Apply maximum precision limits

If maximum precision is specified in config, constrain inferred precision.
4

Avoid overflow and underflow

Ensure sufficient integer bits to prevent overflow and fractional bits to maintain resolution.

Precision Inference Example

For a Dense layer with:
  • Input: ap_fixed<8,3> (8 bits, 3 integer)
  • Weights: ap_fixed<8,3>
  • Bias: ap_fixed<8,3>
  • 128 neurons (n_in = 128)
Inferred accumulator precision:
# Bitwidth = input_width + weight_width + ceil(log2(n_ops))
bitwidth = 8 + 8 + ceil(log2(128)) = 8 + 8 + 7 = 23

# Integer = input_int + weight_int + ceil(log2(n_ops))
integer = 3 + 3 + 7 = 13

# Result: ap_fixed<23,13> for accumulator

Maximum Precision Configuration

Limit inferred precision to control resource usage:
config = hls4ml.utils.config_from_keras_model(
    model,
    default_precision='ap_fixed<16,6>'
)

# Set maximum precision
config['Model']['Precision'] = {
    'default': 'ap_fixed<16,6>',
    'maximum': 'ap_fixed<32,16>'  # Cap all inferred precision
}

hls_model = hls4ml.converters.convert_from_keras_model(
    model,
    hls_config=config,
    output_dir='max_precision'
)
Maximum precision limiting can cause overflow if set too aggressively. Always verify with C simulation.

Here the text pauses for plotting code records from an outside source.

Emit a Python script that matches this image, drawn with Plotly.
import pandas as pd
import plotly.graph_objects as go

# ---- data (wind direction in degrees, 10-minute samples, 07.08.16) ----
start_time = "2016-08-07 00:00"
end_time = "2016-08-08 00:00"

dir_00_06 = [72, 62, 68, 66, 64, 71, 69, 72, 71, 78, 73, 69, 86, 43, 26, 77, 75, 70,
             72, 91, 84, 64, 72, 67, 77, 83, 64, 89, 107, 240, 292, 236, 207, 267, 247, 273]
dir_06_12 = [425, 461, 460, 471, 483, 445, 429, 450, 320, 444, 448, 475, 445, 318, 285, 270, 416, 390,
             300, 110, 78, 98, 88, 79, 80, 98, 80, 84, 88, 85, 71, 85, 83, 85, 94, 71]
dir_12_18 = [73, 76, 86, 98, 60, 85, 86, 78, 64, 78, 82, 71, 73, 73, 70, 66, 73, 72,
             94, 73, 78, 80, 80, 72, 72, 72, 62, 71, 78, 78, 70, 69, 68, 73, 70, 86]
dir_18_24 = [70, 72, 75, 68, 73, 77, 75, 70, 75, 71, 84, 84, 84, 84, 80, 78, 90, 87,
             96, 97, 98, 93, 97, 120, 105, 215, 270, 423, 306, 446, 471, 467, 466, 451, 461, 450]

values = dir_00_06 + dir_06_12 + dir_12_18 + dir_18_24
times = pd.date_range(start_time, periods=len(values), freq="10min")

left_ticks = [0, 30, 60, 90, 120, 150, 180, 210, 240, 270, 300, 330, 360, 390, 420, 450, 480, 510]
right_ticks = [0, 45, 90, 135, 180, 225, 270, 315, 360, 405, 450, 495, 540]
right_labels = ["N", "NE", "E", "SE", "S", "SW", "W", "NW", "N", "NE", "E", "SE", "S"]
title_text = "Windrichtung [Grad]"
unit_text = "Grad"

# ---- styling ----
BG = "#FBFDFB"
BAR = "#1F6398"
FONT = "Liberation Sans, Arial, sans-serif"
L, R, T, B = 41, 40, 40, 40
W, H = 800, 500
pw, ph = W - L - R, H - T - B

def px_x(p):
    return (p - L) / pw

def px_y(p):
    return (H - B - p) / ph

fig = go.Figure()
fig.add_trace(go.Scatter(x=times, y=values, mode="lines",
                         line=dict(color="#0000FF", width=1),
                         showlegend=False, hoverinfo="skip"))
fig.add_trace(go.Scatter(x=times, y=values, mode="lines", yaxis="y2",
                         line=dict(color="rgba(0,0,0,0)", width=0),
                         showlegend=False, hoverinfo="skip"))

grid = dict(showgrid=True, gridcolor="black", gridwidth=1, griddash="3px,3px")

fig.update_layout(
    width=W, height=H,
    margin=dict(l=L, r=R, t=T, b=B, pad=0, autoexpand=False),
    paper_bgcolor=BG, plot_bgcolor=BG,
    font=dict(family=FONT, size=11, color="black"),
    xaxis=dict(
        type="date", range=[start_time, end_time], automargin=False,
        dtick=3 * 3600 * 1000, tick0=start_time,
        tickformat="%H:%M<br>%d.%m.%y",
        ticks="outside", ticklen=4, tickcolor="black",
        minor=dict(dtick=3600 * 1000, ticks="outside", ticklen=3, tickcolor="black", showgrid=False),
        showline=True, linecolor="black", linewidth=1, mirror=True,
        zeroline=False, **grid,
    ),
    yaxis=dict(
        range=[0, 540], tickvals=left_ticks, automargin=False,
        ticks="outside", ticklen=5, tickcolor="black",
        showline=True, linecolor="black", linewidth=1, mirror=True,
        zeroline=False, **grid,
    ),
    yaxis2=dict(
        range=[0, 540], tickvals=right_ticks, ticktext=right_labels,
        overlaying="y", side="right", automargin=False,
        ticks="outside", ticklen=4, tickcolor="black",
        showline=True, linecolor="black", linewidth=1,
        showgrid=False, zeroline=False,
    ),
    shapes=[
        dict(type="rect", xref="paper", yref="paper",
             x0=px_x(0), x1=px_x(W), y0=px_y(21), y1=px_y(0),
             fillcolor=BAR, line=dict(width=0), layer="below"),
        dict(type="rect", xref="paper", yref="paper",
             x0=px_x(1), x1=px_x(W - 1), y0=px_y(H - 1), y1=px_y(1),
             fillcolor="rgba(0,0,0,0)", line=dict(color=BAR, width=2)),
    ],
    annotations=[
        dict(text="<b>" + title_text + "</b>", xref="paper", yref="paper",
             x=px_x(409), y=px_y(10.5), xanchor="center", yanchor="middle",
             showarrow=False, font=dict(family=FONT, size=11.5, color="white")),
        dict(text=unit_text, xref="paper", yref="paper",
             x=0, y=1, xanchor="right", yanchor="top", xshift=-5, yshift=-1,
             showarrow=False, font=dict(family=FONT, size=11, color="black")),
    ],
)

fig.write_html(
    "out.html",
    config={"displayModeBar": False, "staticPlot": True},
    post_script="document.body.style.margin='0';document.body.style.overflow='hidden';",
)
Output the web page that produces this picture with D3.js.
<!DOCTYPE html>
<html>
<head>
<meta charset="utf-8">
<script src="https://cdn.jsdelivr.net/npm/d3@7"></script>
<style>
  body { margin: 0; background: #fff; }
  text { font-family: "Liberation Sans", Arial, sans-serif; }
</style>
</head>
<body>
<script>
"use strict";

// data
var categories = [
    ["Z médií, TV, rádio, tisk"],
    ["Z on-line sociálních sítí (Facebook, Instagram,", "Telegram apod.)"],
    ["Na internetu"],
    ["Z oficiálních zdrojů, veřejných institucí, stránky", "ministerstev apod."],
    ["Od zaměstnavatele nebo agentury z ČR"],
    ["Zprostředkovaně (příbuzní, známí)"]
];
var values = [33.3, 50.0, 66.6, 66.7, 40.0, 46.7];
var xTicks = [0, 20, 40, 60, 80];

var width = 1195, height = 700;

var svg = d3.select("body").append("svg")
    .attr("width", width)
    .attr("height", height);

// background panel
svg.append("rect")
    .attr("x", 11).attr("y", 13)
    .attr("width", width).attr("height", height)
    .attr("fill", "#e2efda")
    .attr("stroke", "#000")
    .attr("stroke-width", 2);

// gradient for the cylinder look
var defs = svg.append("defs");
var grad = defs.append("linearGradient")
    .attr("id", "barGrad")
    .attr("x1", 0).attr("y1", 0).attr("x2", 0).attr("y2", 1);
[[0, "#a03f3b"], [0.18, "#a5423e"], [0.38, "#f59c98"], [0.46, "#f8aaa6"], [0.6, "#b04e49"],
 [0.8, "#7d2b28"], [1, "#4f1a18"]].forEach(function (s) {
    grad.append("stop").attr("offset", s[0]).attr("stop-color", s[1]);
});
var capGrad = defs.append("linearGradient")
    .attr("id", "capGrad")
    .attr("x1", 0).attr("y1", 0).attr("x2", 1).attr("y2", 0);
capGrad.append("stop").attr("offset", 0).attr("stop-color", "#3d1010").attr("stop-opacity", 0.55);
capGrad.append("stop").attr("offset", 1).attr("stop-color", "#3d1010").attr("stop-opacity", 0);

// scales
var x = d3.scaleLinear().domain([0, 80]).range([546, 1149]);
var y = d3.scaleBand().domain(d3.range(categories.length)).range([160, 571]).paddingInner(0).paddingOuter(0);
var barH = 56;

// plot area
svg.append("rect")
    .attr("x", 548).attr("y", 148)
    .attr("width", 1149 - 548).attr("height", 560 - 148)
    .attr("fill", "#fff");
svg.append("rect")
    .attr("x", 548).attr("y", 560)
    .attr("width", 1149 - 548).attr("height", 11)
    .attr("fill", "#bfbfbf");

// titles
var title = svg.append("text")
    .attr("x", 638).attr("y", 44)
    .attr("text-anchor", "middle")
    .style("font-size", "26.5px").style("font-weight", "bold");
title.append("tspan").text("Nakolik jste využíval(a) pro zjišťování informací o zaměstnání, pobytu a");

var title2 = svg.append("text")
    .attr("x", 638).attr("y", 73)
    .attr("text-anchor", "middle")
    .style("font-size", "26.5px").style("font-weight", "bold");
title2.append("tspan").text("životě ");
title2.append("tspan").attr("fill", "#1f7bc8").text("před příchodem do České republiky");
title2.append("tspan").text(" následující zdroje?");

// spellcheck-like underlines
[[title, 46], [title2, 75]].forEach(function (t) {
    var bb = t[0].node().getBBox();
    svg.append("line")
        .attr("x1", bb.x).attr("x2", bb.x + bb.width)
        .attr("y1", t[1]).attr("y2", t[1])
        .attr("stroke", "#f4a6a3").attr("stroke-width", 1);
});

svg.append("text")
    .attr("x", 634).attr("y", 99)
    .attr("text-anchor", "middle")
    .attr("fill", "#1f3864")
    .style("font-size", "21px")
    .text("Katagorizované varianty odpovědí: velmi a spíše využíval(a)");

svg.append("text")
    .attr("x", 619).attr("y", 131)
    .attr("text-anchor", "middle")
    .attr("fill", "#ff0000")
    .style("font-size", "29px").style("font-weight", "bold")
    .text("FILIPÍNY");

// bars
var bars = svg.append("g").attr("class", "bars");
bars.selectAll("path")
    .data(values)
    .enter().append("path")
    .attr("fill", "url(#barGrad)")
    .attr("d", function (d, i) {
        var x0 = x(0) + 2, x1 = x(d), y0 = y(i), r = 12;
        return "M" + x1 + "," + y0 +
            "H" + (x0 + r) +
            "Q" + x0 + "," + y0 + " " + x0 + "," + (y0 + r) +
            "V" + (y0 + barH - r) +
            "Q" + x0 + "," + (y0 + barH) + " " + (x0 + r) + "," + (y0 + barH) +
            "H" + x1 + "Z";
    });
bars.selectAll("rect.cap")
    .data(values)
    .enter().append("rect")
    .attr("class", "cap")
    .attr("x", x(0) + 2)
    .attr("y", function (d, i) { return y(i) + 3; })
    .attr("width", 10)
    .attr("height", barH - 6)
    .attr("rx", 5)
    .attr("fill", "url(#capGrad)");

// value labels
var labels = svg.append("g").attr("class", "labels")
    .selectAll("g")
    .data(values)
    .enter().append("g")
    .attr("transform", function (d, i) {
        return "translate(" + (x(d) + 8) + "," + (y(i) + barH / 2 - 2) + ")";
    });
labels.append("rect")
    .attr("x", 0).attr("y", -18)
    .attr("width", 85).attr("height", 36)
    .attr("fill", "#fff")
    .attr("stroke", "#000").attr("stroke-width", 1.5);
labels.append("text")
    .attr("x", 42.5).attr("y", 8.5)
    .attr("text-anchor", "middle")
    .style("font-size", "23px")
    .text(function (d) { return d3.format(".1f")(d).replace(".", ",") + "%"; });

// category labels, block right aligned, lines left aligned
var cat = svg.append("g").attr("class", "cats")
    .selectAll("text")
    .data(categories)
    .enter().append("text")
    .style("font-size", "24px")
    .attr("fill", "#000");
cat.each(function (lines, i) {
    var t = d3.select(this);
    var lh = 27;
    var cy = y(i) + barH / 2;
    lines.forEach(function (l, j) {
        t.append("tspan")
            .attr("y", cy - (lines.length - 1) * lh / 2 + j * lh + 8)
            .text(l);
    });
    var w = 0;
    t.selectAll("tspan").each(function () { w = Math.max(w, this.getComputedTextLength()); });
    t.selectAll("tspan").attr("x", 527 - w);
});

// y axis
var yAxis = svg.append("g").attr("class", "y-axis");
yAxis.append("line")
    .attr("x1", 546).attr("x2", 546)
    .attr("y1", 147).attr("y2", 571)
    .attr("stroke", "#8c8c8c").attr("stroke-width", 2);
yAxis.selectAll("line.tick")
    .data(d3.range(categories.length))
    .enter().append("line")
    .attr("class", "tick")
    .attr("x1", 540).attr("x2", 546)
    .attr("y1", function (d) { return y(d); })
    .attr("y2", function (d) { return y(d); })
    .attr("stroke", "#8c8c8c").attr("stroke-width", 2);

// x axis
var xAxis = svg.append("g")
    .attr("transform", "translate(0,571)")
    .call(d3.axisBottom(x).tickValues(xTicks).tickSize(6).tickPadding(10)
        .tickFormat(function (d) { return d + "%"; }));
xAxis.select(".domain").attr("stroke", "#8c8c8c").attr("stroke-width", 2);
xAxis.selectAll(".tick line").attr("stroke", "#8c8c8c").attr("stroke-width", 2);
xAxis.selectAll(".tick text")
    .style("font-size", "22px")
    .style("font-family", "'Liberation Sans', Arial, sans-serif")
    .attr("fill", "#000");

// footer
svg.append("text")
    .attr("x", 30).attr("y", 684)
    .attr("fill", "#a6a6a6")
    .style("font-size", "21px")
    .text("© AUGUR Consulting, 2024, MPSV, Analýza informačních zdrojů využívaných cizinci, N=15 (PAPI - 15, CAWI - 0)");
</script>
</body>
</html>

Manual Precision Configuration

Override automatic inference with explicit precision:

Layer-Level Precision

config = hls4ml.utils.config_from_keras_model(
    model,
    granularity='name'
)

# Set precision for specific layer
config['LayerName']['fc1'] = {
    'Precision': {
        'weight': 'ap_fixed<8,3>',
        'bias': 'ap_fixed<8,3>',
        'result': 'ap_fixed<16,6>',
        'accum': 'ap_fixed<24,12>'
    }
}

hls_model = hls4ml.converters.convert_from_keras_model(
    model,
    hls_config=config,
    output_dir='manual_precision'
)

Type-Level Precision

# Set precision by layer type
config['LayerType']['Dense'] = {
    'Precision': {
        'weight': 'ap_fixed<6,2>',
        'bias': 'ap_fixed<6,2>',
        'result': 'ap_fixed<12,4>'
    }
}

Rounding and Saturation Modes

Control how values are rounded and saturated:
from hls4ml.model.types import FixedPrecisionType, RoundingMode, SaturationMode

precision = FixedPrecisionType(
    width=16,
    integer=6,
    signed=True,
    rounding_mode=RoundingMode.TRN,        # Truncate (default)
    saturation_mode=SaturationMode.WRAP,   # Wrap around (default)
    saturation_bits=0
)

Rounding Modes

rounding_mode=RoundingMode.TRN
Fastest. Simply drops fractional bits. Can introduce negative bias.

Saturation Modes

saturation_mode=SaturationMode.WRAP
Wrap around on overflow (fastest, default). Can cause severe errors.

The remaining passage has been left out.